[Code that draws figures]
· · · · · · ·

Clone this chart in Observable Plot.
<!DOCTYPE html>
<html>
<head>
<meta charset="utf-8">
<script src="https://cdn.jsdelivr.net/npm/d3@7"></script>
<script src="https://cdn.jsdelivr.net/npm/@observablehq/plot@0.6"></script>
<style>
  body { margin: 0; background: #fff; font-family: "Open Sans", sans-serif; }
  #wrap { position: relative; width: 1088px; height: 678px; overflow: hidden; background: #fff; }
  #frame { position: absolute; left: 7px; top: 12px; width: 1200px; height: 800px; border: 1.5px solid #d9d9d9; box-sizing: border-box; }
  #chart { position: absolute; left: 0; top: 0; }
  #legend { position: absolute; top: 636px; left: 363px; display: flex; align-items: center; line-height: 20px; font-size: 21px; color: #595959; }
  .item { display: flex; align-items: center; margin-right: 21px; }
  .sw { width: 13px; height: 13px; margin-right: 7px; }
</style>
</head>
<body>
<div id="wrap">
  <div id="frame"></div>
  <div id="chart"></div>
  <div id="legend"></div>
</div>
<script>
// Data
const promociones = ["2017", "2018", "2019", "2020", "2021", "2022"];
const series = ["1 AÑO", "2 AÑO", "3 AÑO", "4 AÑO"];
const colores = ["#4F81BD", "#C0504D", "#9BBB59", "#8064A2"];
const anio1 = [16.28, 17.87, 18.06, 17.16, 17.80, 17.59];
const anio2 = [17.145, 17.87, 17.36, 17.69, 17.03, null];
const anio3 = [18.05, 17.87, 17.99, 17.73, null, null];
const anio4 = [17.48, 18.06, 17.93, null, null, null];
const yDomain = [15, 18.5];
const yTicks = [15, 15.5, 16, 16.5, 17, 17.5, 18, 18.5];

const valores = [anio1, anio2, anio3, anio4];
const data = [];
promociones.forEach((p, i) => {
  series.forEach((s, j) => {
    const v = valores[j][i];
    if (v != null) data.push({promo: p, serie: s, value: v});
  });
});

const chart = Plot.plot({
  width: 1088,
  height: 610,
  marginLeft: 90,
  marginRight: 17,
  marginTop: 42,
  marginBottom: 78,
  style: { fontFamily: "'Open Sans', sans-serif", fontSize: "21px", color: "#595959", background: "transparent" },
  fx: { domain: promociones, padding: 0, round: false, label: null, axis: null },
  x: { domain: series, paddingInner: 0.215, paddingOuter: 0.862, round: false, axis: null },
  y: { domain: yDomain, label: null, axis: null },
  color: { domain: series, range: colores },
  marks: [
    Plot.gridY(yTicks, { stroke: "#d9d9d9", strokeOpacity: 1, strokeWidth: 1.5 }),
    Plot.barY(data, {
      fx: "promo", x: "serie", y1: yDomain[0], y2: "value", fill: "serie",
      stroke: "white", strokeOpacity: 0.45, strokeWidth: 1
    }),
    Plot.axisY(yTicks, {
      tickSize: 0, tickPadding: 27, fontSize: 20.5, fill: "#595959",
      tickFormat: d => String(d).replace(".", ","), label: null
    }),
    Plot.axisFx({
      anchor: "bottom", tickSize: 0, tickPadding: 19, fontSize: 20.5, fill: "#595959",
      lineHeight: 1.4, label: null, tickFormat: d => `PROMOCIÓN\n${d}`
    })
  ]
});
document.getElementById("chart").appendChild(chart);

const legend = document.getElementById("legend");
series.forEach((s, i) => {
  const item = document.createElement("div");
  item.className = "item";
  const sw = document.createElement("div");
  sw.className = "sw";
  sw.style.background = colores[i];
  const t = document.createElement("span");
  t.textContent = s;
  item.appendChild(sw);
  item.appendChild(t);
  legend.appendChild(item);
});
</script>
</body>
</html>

· · · · · · ·

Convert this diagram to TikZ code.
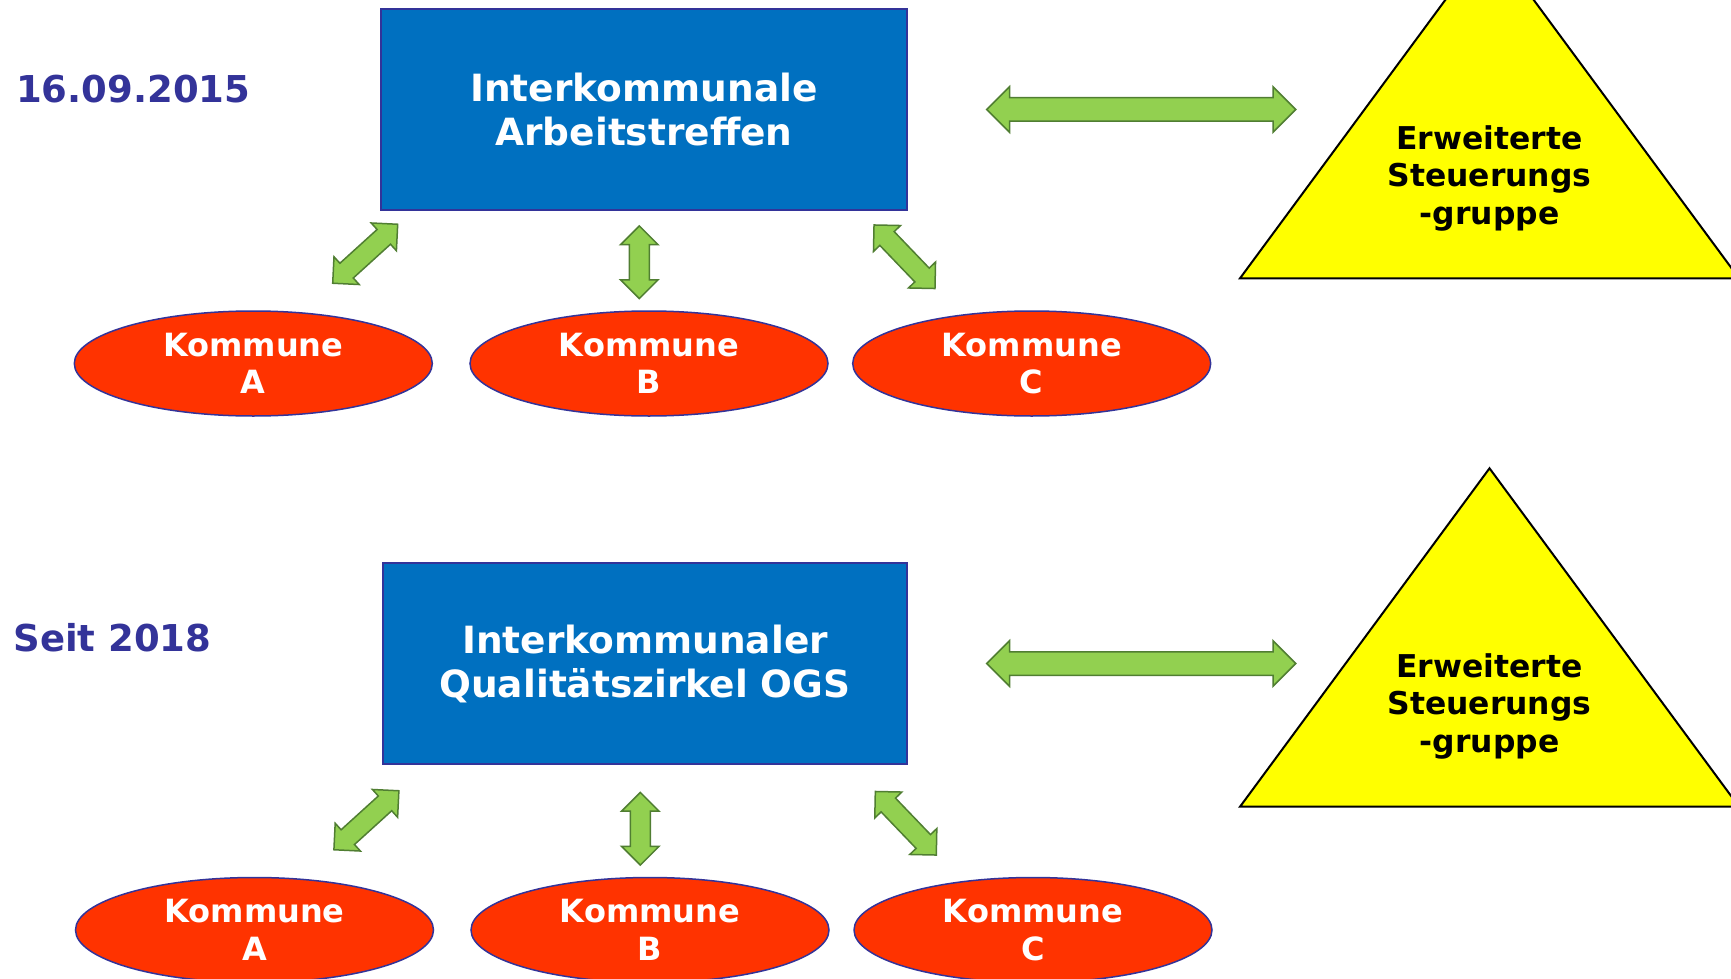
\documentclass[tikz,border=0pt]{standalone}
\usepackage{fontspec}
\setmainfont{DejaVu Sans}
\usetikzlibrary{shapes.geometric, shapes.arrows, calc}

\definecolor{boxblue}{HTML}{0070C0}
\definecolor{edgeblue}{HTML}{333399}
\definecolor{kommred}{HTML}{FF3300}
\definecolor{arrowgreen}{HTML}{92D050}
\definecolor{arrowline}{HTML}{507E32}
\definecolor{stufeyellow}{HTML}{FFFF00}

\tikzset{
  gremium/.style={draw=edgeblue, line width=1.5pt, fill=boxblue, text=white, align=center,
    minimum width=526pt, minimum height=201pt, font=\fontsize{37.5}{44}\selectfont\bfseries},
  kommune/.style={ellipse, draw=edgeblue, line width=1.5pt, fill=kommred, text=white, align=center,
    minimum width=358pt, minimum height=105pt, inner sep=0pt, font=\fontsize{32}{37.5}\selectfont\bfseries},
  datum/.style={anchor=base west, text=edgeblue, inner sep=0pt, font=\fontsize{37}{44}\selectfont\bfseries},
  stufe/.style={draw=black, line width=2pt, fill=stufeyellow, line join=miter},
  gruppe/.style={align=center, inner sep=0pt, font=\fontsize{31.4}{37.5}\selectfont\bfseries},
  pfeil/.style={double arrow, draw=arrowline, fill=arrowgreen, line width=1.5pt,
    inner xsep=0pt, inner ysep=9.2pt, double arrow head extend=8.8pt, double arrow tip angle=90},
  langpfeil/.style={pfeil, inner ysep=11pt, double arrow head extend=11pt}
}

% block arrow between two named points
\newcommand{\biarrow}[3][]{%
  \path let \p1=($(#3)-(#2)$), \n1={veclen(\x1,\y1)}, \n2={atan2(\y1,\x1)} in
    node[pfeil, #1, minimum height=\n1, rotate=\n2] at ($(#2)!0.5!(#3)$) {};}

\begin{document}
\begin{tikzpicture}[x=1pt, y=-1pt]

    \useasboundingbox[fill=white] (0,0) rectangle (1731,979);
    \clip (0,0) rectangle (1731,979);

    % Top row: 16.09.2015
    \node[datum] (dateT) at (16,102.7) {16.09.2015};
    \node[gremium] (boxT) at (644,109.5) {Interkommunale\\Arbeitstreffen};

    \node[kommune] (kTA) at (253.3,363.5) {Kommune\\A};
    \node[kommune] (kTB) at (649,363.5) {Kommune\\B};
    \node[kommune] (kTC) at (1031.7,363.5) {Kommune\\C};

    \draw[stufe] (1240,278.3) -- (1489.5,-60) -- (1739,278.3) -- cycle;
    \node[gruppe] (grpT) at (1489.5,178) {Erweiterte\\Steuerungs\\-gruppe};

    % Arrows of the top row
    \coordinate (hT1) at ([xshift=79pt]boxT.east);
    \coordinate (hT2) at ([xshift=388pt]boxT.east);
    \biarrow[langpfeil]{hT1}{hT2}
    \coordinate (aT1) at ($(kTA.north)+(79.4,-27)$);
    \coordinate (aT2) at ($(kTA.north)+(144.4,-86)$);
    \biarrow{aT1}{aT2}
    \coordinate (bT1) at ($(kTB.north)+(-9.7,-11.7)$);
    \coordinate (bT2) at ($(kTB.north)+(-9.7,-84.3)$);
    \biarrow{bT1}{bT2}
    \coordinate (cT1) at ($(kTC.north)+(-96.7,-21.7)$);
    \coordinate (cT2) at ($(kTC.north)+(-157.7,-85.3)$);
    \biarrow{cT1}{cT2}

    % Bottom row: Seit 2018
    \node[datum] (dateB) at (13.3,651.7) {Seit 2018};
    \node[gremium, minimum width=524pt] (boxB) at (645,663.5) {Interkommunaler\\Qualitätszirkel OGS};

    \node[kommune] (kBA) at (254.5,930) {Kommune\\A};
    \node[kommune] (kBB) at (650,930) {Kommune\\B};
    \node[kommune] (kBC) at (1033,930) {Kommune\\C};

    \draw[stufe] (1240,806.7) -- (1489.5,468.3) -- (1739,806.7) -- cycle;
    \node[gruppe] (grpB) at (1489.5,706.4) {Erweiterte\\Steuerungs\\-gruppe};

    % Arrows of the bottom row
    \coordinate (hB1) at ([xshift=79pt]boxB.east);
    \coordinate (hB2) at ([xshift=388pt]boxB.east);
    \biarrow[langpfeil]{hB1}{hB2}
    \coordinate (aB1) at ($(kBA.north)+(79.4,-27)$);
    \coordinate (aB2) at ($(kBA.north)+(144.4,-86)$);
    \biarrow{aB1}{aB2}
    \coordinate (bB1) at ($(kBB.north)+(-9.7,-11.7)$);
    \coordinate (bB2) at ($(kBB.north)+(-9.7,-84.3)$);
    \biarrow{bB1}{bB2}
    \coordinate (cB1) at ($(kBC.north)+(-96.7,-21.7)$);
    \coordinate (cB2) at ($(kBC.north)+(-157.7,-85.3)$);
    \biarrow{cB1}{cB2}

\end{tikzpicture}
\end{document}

· · · · · · ·

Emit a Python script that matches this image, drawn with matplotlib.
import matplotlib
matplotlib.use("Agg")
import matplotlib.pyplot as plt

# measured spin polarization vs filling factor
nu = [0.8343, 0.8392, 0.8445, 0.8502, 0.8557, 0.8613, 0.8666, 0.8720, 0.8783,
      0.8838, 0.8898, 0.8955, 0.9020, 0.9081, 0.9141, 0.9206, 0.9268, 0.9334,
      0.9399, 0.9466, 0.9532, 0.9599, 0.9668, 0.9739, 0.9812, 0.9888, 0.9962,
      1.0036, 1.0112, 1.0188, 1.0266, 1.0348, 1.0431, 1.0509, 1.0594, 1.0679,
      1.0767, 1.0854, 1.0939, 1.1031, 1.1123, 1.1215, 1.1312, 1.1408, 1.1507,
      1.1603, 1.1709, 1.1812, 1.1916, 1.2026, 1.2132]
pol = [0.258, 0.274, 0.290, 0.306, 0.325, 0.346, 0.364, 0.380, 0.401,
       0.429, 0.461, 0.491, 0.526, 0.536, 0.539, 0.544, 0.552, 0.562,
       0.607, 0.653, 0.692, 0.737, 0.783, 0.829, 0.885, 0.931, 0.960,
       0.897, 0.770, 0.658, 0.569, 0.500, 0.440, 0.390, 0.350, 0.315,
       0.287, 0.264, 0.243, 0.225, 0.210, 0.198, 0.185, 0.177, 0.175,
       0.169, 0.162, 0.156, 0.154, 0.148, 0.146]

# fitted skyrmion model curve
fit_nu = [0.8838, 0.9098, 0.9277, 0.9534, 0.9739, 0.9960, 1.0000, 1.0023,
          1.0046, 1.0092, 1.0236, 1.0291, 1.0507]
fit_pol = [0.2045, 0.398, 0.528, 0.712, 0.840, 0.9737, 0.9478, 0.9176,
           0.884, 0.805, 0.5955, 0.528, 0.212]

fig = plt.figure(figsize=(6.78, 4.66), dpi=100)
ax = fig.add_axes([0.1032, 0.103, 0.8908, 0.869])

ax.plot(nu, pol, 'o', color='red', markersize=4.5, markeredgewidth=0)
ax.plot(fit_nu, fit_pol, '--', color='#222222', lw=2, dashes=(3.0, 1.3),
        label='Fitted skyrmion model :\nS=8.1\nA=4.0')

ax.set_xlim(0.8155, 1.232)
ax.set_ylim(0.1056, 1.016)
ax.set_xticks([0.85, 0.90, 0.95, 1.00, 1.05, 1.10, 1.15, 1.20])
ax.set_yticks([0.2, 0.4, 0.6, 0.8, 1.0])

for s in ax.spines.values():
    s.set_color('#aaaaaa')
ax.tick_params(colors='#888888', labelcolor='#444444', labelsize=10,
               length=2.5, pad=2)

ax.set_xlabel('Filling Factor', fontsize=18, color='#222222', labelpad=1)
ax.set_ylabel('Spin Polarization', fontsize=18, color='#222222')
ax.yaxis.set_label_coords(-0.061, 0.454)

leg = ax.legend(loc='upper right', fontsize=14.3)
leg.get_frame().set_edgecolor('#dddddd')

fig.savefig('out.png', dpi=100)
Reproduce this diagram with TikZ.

· · · · · · ·

Tally every line of the data that holds the word "this" and write the count alone.

4